Material provided.
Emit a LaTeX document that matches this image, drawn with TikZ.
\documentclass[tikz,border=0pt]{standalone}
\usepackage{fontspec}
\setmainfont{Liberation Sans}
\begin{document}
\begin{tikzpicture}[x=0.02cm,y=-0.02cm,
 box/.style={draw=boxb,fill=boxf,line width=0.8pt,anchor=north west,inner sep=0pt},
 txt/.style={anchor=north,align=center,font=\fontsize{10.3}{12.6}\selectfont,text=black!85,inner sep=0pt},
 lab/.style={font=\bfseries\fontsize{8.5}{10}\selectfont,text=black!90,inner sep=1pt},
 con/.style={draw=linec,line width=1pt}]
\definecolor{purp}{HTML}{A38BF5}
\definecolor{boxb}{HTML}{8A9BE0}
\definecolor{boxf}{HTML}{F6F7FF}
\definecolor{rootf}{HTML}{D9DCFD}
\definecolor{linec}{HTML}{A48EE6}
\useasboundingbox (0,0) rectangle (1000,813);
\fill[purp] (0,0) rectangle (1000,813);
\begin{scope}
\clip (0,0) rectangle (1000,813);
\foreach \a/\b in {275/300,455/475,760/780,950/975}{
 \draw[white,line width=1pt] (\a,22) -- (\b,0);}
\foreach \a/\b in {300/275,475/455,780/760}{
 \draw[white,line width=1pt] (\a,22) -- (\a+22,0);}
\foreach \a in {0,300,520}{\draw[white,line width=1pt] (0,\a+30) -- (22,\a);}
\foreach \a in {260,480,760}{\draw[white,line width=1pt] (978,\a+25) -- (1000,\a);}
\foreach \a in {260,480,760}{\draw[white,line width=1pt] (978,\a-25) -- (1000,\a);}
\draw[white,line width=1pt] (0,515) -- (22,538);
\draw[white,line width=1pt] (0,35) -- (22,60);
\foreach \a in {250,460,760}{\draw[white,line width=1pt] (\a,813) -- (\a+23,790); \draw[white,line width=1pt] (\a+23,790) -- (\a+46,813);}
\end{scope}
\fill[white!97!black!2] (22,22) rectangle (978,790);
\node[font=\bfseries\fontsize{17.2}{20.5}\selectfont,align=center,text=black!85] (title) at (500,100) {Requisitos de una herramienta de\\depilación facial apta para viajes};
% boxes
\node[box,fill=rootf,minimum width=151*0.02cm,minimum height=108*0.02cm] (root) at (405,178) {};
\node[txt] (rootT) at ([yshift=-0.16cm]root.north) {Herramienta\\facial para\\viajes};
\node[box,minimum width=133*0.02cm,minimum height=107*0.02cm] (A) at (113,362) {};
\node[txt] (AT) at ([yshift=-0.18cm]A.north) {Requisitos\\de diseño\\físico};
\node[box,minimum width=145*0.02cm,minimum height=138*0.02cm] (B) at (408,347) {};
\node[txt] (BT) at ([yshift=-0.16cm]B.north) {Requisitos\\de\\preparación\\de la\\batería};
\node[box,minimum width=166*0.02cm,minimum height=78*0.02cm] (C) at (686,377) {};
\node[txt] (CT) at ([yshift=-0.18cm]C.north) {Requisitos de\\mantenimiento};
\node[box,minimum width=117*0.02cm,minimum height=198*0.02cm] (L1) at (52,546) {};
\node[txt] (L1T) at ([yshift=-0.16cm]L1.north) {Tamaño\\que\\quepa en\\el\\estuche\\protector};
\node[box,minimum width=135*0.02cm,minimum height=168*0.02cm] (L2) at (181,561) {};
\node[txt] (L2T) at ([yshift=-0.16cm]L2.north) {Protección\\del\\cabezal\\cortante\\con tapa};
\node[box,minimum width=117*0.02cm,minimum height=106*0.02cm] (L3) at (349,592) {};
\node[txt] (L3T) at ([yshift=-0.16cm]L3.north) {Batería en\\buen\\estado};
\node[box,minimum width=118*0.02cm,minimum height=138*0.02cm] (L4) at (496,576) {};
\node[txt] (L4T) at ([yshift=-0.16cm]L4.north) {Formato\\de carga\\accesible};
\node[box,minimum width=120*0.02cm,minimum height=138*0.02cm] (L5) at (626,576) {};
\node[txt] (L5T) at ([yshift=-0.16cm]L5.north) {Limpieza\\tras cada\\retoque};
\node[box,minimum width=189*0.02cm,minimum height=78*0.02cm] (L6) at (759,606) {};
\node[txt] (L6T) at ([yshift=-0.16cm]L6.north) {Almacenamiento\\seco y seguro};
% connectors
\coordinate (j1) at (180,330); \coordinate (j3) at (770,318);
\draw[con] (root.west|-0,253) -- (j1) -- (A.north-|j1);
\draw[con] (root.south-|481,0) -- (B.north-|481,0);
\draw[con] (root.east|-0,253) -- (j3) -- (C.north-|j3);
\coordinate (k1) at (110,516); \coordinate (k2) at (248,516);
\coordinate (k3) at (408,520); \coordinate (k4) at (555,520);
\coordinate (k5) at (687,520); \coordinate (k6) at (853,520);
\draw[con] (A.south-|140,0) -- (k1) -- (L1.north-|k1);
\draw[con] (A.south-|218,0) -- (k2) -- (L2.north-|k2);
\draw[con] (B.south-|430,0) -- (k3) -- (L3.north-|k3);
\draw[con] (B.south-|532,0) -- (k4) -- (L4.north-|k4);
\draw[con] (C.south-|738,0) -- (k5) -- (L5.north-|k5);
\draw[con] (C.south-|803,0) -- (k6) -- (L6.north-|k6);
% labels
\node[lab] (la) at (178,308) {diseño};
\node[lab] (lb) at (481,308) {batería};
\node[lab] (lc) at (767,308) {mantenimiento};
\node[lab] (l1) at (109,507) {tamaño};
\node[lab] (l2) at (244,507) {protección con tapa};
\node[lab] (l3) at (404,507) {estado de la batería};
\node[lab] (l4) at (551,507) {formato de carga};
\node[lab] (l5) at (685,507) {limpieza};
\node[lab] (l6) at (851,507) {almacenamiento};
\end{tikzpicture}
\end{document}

Required work. Reproduce every line of the data verbatim.

Exercise answer.
Emit a LaTeX document that matches this image, drawn with TikZ.
\documentclass[tikz,border=0pt]{standalone}
\usepackage{fontspec}
\setmainfont{Liberation Sans}
\begin{document}
\begin{tikzpicture}[x=0.02cm,y=-0.02cm,
 box/.style={draw=boxb,fill=boxf,line width=0.8pt,anchor=north west,inner sep=0pt},
 txt/.style={anchor=north,align=center,font=\fontsize{10.3}{12.6}\selectfont,text=black!85,inner sep=0pt},
 lab/.style={font=\bfseries\fontsize{8.5}{10}\selectfont,text=black!90,inner sep=1pt},
 con/.style={draw=linec,line width=1pt}]
\definecolor{purp}{HTML}{A38BF5}
\definecolor{boxb}{HTML}{8A9BE0}
\definecolor{boxf}{HTML}{F6F7FF}
\definecolor{rootf}{HTML}{D9DCFD}
\definecolor{linec}{HTML}{A48EE6}
\useasboundingbox (0,0) rectangle (1000,813);
\fill[purp] (0,0) rectangle (1000,813);
\begin{scope}
\clip (0,0) rectangle (1000,813);
\foreach \a/\b in {275/300,455/475,760/780,950/975}{
 \draw[white,line width=1pt] (\a,22) -- (\b,0);}
\foreach \a/\b in {300/275,475/455,780/760}{
 \draw[white,line width=1pt] (\a,22) -- (\a+22,0);}
\foreach \a in {0,300,520}{\draw[white,line width=1pt] (0,\a+30) -- (22,\a);}
\foreach \a in {260,480,760}{\draw[white,line width=1pt] (978,\a+25) -- (1000,\a);}
\foreach \a in {260,480,760}{\draw[white,line width=1pt] (978,\a-25) -- (1000,\a);}
\draw[white,line width=1pt] (0,515) -- (22,538);
\draw[white,line width=1pt] (0,35) -- (22,60);
\foreach \a in {250,460,760}{\draw[white,line width=1pt] (\a,813) -- (\a+23,790); \draw[white,line width=1pt] (\a+23,790) -- (\a+46,813);}
\end{scope}
\fill[white!97!black!2] (22,22) rectangle (978,790);
\node[font=\bfseries\fontsize{17.2}{20.5}\selectfont,align=center,text=black!85] (title) at (500,100) {Requisitos de una herramienta de\\depilación facial apta para viajes};
% boxes
\node[box,fill=rootf,minimum width=151*0.02cm,minimum height=108*0.02cm] (root) at (405,178) {};
\node[txt] (rootT) at ([yshift=-0.16cm]root.north) {Herramienta\\facial para\\viajes};
\node[box,minimum width=133*0.02cm,minimum height=107*0.02cm] (A) at (113,362) {};
\node[txt] (AT) at ([yshift=-0.18cm]A.north) {Requisitos\\de diseño\\físico};
\node[box,minimum width=145*0.02cm,minimum height=138*0.02cm] (B) at (408,347) {};
\node[txt] (BT) at ([yshift=-0.16cm]B.north) {Requisitos\\de\\preparación\\de la\\batería};
\node[box,minimum width=166*0.02cm,minimum height=78*0.02cm] (C) at (686,377) {};
\node[txt] (CT) at ([yshift=-0.18cm]C.north) {Requisitos de\\mantenimiento};
\node[box,minimum width=117*0.02cm,minimum height=198*0.02cm] (L1) at (52,546) {};
\node[txt] (L1T) at ([yshift=-0.16cm]L1.north) {Tamaño\\que\\quepa en\\el\\estuche\\protector};
\node[box,minimum width=135*0.02cm,minimum height=168*0.02cm] (L2) at (181,561) {};
\node[txt] (L2T) at ([yshift=-0.16cm]L2.north) {Protección\\del\\cabezal\\cortante\\con tapa};
\node[box,minimum width=117*0.02cm,minimum height=106*0.02cm] (L3) at (349,592) {};
\node[txt] (L3T) at ([yshift=-0.16cm]L3.north) {Batería en\\buen\\estado};
\node[box,minimum width=118*0.02cm,minimum height=138*0.02cm] (L4) at (496,576) {};
\node[txt] (L4T) at ([yshift=-0.16cm]L4.north) {Formato\\de carga\\accesible};
\node[box,minimum width=120*0.02cm,minimum height=138*0.02cm] (L5) at (626,576) {};
\node[txt] (L5T) at ([yshift=-0.16cm]L5.north) {Limpieza\\tras cada\\retoque};
\node[box,minimum width=189*0.02cm,minimum height=78*0.02cm] (L6) at (759,606) {};
\node[txt] (L6T) at ([yshift=-0.16cm]L6.north) {Almacenamiento\\seco y seguro};
% connectors
\coordinate (j1) at (180,330); \coordinate (j3) at (770,318);
\draw[con] (root.west|-0,253) -- (j1) -- (A.north-|j1);
\draw[con] (root.south-|481,0) -- (B.north-|481,0);
\draw[con] (root.east|-0,253) -- (j3) -- (C.north-|j3);
\coordinate (k1) at (110,516); \coordinate (k2) at (248,516);
\coordinate (k3) at (408,520); \coordinate (k4) at (555,520);
\coordinate (k5) at (687,520); \coordinate (k6) at (853,520);
\draw[con] (A.south-|140,0) -- (k1) -- (L1.north-|k1);
\draw[con] (A.south-|218,0) -- (k2) -- (L2.north-|k2);
\draw[con] (B.south-|430,0) -- (k3) -- (L3.north-|k3);
\draw[con] (B.south-|532,0) -- (k4) -- (L4.north-|k4);
\draw[con] (C.south-|738,0) -- (k5) -- (L5.north-|k5);
\draw[con] (C.south-|803,0) -- (k6) -- (L6.north-|k6);
% labels
\node[lab] (la) at (178,308) {diseño};
\node[lab] (lb) at (481,308) {batería};
\node[lab] (lc) at (767,308) {mantenimiento};
\node[lab] (l1) at (109,507) {tamaño};
\node[lab] (l2) at (244,507) {protección con tapa};
\node[lab] (l3) at (404,507) {estado de la batería};
\node[lab] (l4) at (551,507) {formato de carga};
\node[lab] (l5) at (685,507) {limpieza};
\node[lab] (l6) at (851,507) {almacenamiento};
\end{tikzpicture}
\end{document}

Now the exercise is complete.